When it rains, it pours, you guys. Like, literally. Have you seen the weather today?

But also, I Joined the ranks of the unemployed last week.

Seriously.

It had to happen. They saw the struggle, I felt the struggle, and it just wasn't a fit. For them or me. And being within my 90-day probation period, well, that was that. Peace out, job.

I AM AN UNEMPLOYED CAREER WOMAN.

Do you know how horribly heinous that sounds? And at the same time, how horribly neat it felt for just two minutes when I said, "I can sleep in tomorrow"? Mixed emotions enveloped me. I was part terrified and part absolutely relieved.

I can say this out loud now: I fucking hated that job. HATED IT.

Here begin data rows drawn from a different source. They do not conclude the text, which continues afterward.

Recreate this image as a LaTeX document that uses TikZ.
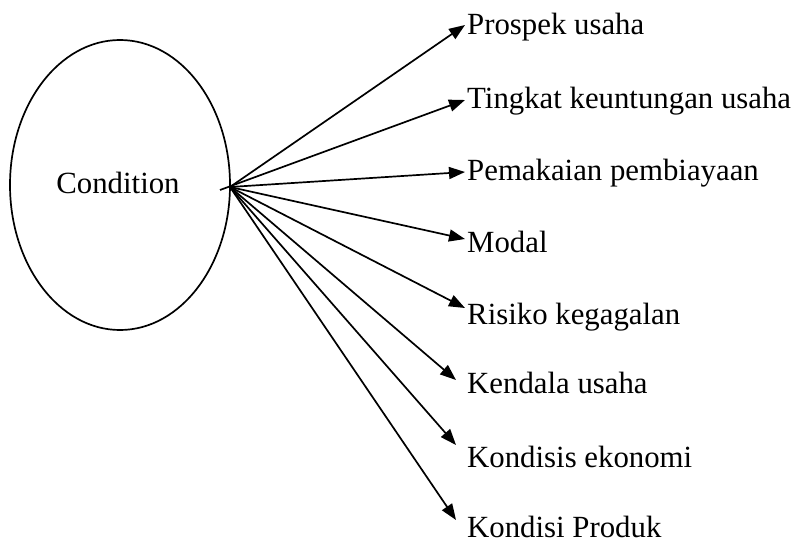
\documentclass[tikz,border=0pt]{standalone}
\usepackage{fontspec}
\setmainfont{Liberation Serif}
\usetikzlibrary{arrows.meta}
\begin{document}
\begin{tikzpicture}[x=1pt,y=-1pt,
  lbl/.style={anchor=base west,inner sep=0pt,font=\fontsize{30.8}{36}\selectfont},
  arr/.style={line width=1.7pt,-{Triangle[length=16pt,width=12pt]}}]
\useasboundingbox (0,0) rectangle (797,543);
\draw[line width=1.7pt] (120,185) ellipse [x radius=110, y radius=145];
\node[lbl,anchor=base] (c) at (118,193) {Condition};
\coordinate (o) at (230,187);
\coordinate (o2) at (220,190);
\coordinate (t1) at (465,25);
\coordinate (t2) at (465,100);
\coordinate (t3) at (465,172);
\coordinate (t4) at (465,239);
\coordinate (t5) at (465,308);
\coordinate (t6) at (456,380);
\coordinate (t7) at (456,445);
\coordinate (t8) at (456,520);
\node[lbl] (l1) at (467,35) {Prospek usaha};
\node[lbl] (l2) at (467,108) {Tingkat keuntungan usaha};
\node[lbl] (l3) at (467,180) {Pemakaian pembiayaan};
\node[lbl] (l4) at (467,252) {Modal};
\node[lbl] (l5) at (467,324) {Risiko kegagalan};
\node[lbl] (l6) at (467,393) {Kendala usaha};
\node[lbl] (l7) at (467,467) {Kondisis ekonomi};
\node[lbl] (l8) at (467,537) {Kondisi Produk};
\draw[arr] (o) -- (t1);
\draw[arr] (o2) -- (t2);
\draw[arr] (o) -- (t3);
\draw[arr] (o) -- (t4);
\draw[arr] (o) -- (t5);
\draw[arr] (o) -- (t6);
\draw[arr] (o) -- (t7);
\draw[arr] (o) -- (t8);
\end{tikzpicture}
\end{document}
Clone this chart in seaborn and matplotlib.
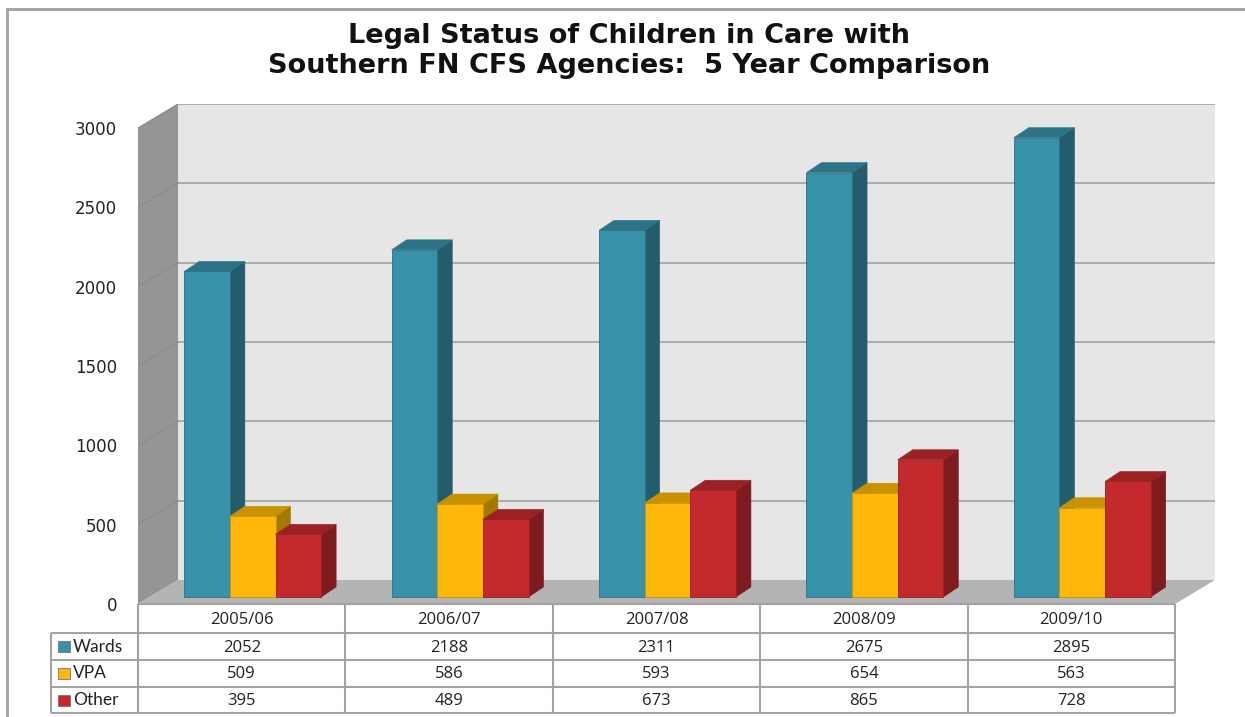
import numpy as np
import pandas as pd
import matplotlib
matplotlib.use("Agg")
import matplotlib.pyplot as plt
import matplotlib.transforms as mtransforms
from matplotlib.patches import Polygon, Rectangle
import seaborn as sns

# ---- data -------------------------------------------------------------
years = ["2005/06", "2006/07", "2007/08", "2008/09", "2009/10"]
series_names = ["Wards", "VPA", "Other"]
wards = [2052, 2188, 2311, 2675, 2895]
vpa = [509, 586, 593, 654, 563]
other = [395, 489, 673, 865, 728]
y_ticks = [0, 500, 1000, 1500, 2000, 2500, 3000]
title_lines = ["Legal Status of Children in Care with",
               "Southern FN CFS Agencies:  5 Year Comparison"]

# ---- colours (front face, top face, side face, outline) ----------------
face_colors = ["#3791A8", "#FFB70A", "#C3292D"]
top_colors = ["#2C7387", "#C99200", "#9C2125"]
side_colors = ["#245C6B", "#A47900", "#7E1B1E"]
edge_colors = ["#2B7083", "#CF9400", "#962024"]

wide = pd.DataFrame({"year": years, "Wards": wards, "VPA": vpa, "Other": other})
df = wide.melt(id_vars="year", var_name="status", value_name="children")

sns.set_style("white")
plt.rcParams["font.family"] = ["Lato", "DejaVu Sans"]

TABLE_FONT = ["Open Sans", "DejaVu Sans"]
LABEL_FONT = ["Lato", "DejaVu Sans"]
TITLE_FONT = ["DejaVu Sans"]

W, H = 1245, 717
fig = plt.figure(figsize=(W / 100, H / 100), dpi=100)
fig.patch.set_facecolor("white")


def px_rect(x0, y0, x1, y1):
    return [x0 / W, 1 - y1 / H, (x1 - x0) / W, (y1 - y0) / H]


# geometry of the pseudo-3D box (pixels)
LEFT, RIGHT, ZERO, TOP = 138, 1215, 604, 104
COL_W = 207.4
SCALE = 476 / 3000.0           # pixels per unit on the value axis
n = len(years)

ax = fig.add_axes(px_rect(LEFT, TOP, RIGHT, ZERO))

sns.barplot(data=df, x="year", y="children", hue="status",
            hue_order=series_names, palette=face_colors, saturation=1,
            width=0.66, gap=0, errorbar=None, legend=False, ax=ax)

xmin = -0.5
xmax = -0.5 + (RIGHT - LEFT) / COL_W
ymax = (ZERO - TOP) / SCALE
ax.set_xlim(xmin, xmax)
ax.set_ylim(0, ymax)

DX = 40 / COL_W                # wall depth in data units
DY = 24 / SCALE
front_right = xmin + n

# back wall, left wall and floor
ax.add_patch(Rectangle((xmin + DX, DY), xmax - xmin - DX, y_ticks[-1],
                       facecolor="#E6E6E6", edgecolor="none", zorder=0))
ax.add_patch(Polygon([(xmin, 0), (xmin, y_ticks[-1]),
                      (xmin + DX, y_ticks[-1] + DY), (xmin + DX, DY)],
                     closed=True, facecolor="#959595", edgecolor="none", zorder=0.5))
ax.add_patch(Polygon([(xmin, 0), (front_right, 0), (xmax, DY), (xmin + DX, DY)],
                     closed=True, facecolor="#B4B4B4", edgecolor="none", zorder=1))
for v in y_ticks:
    if v > 0:
        ax.plot([xmin + DX, xmax], [v + DY, v + DY], color="#ACACAC",
                lw=1.4, zorder=0.6, solid_capstyle="butt")
        ax.plot([xmin, xmin + DX], [v, v + DY], color="#8A8A8A",
                lw=0.8, zorder=0.7)

# bars sit a little behind the front edge of the floor
shift = mtransforms.ScaledTranslation(11 / 100, 7 / 100, fig.dpi_scale_trans)
bar_trans = ax.transData + shift
BDX = 15 / COL_W               # bar depth in data units
BDY = 10 / SCALE

for k, cont in enumerate(ax.containers):
    for p in cont:
        x0, w, h = p.get_x(), p.get_width(), p.get_height()
        p.set_transform(bar_trans)
        p.set_zorder(3 + k)
        p.set_edgecolor(edge_colors[k])
        p.set_linewidth(0.6)
        side = Polygon([(x0 + w, 0), (x0 + w + BDX, BDY),
                        (x0 + w + BDX, h + BDY), (x0 + w, h)], closed=True,
                       facecolor=side_colors[k], edgecolor=side_colors[k],
                       lw=0.4, transform=bar_trans, zorder=3 + k - 0.01)
        top = Polygon([(x0, h), (x0 + w, h), (x0 + w + BDX, h + BDY),
                       (x0 + BDX, h + BDY)], closed=True,
                      facecolor=top_colors[k], edgecolor=top_colors[k],
                      lw=0.4, transform=bar_trans, zorder=3 + k - 0.01)
        ax.add_patch(side)
        ax.add_patch(top)

ax.set_yticks(y_ticks)
ax.set_yticklabels([str(v) for v in y_ticks], fontsize=12, color="#222222",
                   family="DejaVu Sans")
ax.tick_params(axis="y", length=0, pad=15)
ax.set_xticks([])
ax.set_xlabel("")
ax.set_ylabel("")
for s in ax.spines.values():
    s.set_visible(False)
ax.patch.set_visible(False)

# ---- data table and frame, drawn in pixel space ------------------------
tax = fig.add_axes([0, 0, 1, 1])
tax.set_xlim(0, W)
tax.set_ylim(H, 0)
tax.axis("off")
tax.patch.set_visible(False)

line_kw = dict(color="#A3A3A3", lw=1.5, solid_capstyle="butt")
LABEL_L = 51
row_edges = [ZERO, 633, 660, 687, 713]
col_edges = [LEFT + COL_W * i for i in range(n + 1)]

tax.plot([LEFT, col_edges[-1]], [row_edges[0]] * 2, **line_kw)
for y in row_edges[1:]:
    tax.plot([LABEL_L, col_edges[-1]], [y, y], **line_kw)
tax.plot([LABEL_L, LABEL_L], [row_edges[1], row_edges[-1]], **line_kw)
for x in col_edges:
    tax.plot([x, x], [row_edges[0], row_edges[-1]], **line_kw)

for i, yr in enumerate(years):
    cx = (col_edges[i] + col_edges[i + 1]) / 2
    tax.text(cx, (row_edges[0] + row_edges[1]) / 2 + 1.5, yr, ha="center",
             va="center", fontsize=12, color="#222222", family=TABLE_FONT)

series_values = [wards, vpa, other]
for r, (name, vals) in enumerate(zip(series_names, series_values)):
    cy = (row_edges[r + 1] + row_edges[r + 2]) / 2
    tax.add_patch(Rectangle((58, cy - 5.5), 12, 11, facecolor=face_colors[r],
                            edgecolor="#777777", lw=0.6))
    tax.text(73, cy, name, ha="left", va="center", fontsize=12.5,
             color="#222222", family=LABEL_FONT)
    for i, v in enumerate(vals):
        cx = (col_edges[i] + col_edges[i + 1]) / 2
        tax.text(cx, cy + 1, str(v), ha="center", va="center", fontsize=12,
                 color="#222222", family=TABLE_FONT)

# outer frame
tax.plot([7, 7], [9, H], color="#A0A0A0", lw=2)
tax.plot([7, W], [9, 9], color="#A0A0A0", lw=2)

# title
for line, ty in zip(title_lines, [36, 66]):
    tax.text(629, ty, line, ha="center", va="center", fontsize=19.5,
             fontweight="bold", color="#111111", family=TITLE_FONT)

fig.savefig("out.png", dpi=100)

This is my opportunity. This is me, looking on the bright side. I can find the job I want. Live the life I desire. Granted, at the moment I am unemployed and have approximately one week to live, but think of the liberation!

Goodbye, editor! Goodbye, cubicle! Goodbye, sensationalism!

Goodbye, salary?

Hrmph.

I'm mildly nervous, seeing as though I have bills to pay. But I have a job interview already on Tuesday. A decent job. A good-paying job. A job I'd enjoy. A job that's the right fit.

So, I guess the door is opened now. Perhaps I should step through it before it hits me in the ass.